▶ _Given task_:
Everything from the first line of the data below through the line that contains "(def2) at (79,93)" should be written out exactly, please, and nothing more; the pictures stay out.

* begin Dataset section *

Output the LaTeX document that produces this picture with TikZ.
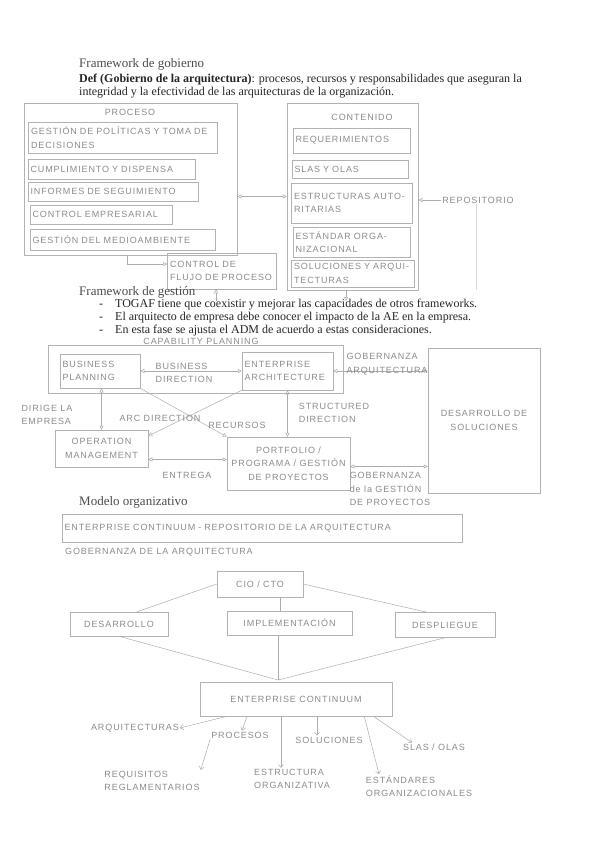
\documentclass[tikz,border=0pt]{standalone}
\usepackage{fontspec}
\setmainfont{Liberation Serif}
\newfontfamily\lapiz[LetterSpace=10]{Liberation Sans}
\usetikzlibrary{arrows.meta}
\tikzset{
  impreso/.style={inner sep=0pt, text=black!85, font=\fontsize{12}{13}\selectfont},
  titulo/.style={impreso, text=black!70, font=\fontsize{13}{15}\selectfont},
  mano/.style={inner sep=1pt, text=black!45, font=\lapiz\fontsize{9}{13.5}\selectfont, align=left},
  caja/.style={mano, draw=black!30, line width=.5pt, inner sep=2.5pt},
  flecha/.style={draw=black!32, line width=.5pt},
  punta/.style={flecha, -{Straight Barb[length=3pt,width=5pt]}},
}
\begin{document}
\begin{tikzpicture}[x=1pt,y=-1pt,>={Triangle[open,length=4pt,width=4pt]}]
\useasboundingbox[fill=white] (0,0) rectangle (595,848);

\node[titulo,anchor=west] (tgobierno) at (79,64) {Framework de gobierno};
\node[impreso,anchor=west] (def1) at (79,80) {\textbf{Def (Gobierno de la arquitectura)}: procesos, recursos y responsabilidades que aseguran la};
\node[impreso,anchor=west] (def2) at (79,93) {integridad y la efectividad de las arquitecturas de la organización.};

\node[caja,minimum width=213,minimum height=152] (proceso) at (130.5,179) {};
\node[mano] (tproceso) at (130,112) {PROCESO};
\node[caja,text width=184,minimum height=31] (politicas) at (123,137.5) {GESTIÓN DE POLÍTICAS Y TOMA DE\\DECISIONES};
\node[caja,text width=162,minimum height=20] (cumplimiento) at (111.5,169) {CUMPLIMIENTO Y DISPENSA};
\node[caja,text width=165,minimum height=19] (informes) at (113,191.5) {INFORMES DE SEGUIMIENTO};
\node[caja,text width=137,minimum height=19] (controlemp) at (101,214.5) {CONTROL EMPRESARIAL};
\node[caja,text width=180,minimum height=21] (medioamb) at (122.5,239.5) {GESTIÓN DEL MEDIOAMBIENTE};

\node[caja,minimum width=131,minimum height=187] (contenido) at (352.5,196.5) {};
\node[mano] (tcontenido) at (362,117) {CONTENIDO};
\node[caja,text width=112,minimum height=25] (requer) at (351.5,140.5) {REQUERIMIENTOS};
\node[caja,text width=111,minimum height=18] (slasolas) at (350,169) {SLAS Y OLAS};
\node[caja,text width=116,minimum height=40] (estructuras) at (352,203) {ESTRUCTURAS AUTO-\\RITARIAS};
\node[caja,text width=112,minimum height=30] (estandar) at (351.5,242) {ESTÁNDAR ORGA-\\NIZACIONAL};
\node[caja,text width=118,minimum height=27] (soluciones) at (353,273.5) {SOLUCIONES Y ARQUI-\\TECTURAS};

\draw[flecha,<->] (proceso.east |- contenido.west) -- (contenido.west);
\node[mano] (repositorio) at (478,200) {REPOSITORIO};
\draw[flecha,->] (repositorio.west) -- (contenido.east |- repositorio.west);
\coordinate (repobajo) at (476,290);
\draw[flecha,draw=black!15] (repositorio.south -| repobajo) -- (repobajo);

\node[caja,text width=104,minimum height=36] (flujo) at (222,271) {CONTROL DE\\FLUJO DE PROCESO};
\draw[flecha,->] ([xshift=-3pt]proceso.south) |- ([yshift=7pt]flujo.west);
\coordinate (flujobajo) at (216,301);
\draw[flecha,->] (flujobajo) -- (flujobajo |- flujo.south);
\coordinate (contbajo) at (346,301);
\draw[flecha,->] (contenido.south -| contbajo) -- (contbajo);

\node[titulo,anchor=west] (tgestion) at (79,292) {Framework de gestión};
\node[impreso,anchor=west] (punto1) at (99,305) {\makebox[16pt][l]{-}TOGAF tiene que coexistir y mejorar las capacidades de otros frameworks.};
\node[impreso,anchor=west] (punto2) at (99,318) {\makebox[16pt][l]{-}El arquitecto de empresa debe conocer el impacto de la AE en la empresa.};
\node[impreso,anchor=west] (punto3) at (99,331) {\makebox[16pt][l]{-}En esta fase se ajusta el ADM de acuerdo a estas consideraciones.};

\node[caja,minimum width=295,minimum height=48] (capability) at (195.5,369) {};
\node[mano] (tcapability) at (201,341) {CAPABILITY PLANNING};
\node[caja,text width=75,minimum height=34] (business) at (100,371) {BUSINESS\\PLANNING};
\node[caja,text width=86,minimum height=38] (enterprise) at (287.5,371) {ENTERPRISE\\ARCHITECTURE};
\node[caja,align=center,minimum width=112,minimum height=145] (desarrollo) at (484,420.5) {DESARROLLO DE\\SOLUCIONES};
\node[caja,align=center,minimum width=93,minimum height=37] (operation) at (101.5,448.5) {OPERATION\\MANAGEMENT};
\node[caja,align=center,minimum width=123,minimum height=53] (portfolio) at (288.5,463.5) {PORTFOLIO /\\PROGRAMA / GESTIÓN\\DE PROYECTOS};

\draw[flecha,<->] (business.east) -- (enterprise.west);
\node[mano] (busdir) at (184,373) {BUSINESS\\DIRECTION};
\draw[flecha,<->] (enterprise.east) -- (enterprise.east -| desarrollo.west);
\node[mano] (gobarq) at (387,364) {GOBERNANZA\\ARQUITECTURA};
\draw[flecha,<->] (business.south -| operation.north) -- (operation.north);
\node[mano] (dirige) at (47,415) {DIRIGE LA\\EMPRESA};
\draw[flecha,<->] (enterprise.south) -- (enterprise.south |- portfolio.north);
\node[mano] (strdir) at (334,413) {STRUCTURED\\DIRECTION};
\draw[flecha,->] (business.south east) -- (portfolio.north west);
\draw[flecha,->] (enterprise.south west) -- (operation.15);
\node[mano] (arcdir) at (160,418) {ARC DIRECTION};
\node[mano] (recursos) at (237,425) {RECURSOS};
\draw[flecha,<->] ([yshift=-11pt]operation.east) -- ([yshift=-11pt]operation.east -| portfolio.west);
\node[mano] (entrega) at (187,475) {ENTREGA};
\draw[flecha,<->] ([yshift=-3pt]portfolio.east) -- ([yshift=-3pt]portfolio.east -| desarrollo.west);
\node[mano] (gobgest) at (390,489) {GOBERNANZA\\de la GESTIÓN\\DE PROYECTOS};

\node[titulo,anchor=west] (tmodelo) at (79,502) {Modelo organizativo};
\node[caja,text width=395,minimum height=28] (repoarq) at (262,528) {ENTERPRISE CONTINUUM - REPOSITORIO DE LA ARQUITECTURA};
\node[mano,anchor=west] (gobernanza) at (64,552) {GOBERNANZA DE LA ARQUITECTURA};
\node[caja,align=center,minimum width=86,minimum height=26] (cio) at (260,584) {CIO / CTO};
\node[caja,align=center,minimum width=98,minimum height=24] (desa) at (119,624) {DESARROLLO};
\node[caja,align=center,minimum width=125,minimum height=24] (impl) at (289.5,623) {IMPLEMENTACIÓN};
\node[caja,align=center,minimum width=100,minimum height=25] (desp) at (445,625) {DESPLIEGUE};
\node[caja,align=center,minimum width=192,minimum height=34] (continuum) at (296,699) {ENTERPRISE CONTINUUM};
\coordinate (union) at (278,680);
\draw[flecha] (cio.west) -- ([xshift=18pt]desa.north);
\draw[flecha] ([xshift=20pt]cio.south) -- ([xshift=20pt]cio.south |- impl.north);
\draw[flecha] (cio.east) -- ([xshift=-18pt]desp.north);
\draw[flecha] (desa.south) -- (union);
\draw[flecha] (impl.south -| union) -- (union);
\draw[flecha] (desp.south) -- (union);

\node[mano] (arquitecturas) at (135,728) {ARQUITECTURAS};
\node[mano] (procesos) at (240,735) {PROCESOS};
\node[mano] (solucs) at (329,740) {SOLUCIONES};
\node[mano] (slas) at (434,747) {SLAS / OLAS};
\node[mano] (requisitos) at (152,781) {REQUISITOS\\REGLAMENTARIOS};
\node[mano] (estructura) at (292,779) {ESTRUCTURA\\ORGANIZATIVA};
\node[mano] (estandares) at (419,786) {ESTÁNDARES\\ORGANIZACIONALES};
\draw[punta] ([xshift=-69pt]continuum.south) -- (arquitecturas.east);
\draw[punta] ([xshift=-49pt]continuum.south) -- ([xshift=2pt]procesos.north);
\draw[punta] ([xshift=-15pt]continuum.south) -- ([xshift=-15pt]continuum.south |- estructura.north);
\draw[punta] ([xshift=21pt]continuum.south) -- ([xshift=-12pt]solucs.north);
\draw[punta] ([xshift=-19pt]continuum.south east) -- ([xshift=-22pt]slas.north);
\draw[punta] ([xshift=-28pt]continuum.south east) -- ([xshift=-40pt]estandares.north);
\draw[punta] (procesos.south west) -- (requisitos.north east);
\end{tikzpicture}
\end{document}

* end Dataset section *

▶ _The answer_:
Output the LaTeX document that produces this picture with TikZ.
\documentclass[tikz,border=0pt]{standalone}
\usepackage{fontspec}
\setmainfont{Liberation Serif}
\newfontfamily\lapiz[LetterSpace=10]{Liberation Sans}
\usetikzlibrary{arrows.meta}
\tikzset{
  impreso/.style={inner sep=0pt, text=black!85, font=\fontsize{12}{13}\selectfont},
  titulo/.style={impreso, text=black!70, font=\fontsize{13}{15}\selectfont},
  mano/.style={inner sep=1pt, text=black!45, font=\lapiz\fontsize{9}{13.5}\selectfont, align=left},
  caja/.style={mano, draw=black!30, line width=.5pt, inner sep=2.5pt},
  flecha/.style={draw=black!32, line width=.5pt},
  punta/.style={flecha, -{Straight Barb[length=3pt,width=5pt]}},
}
\begin{document}
\begin{tikzpicture}[x=1pt,y=-1pt,>={Triangle[open,length=4pt,width=4pt]}]
\useasboundingbox[fill=white] (0,0) rectangle (595,848);

\node[titulo,anchor=west] (tgobierno) at (79,64) {Framework de gobierno};
\node[impreso,anchor=west] (def1) at (79,80) {\textbf{Def (Gobierno de la arquitectura)}: procesos, recursos y responsabilidades que aseguran la};
\node[impreso,anchor=west] (def2) at (79,93) {integridad y la efectividad de las arquitecturas de la organización.};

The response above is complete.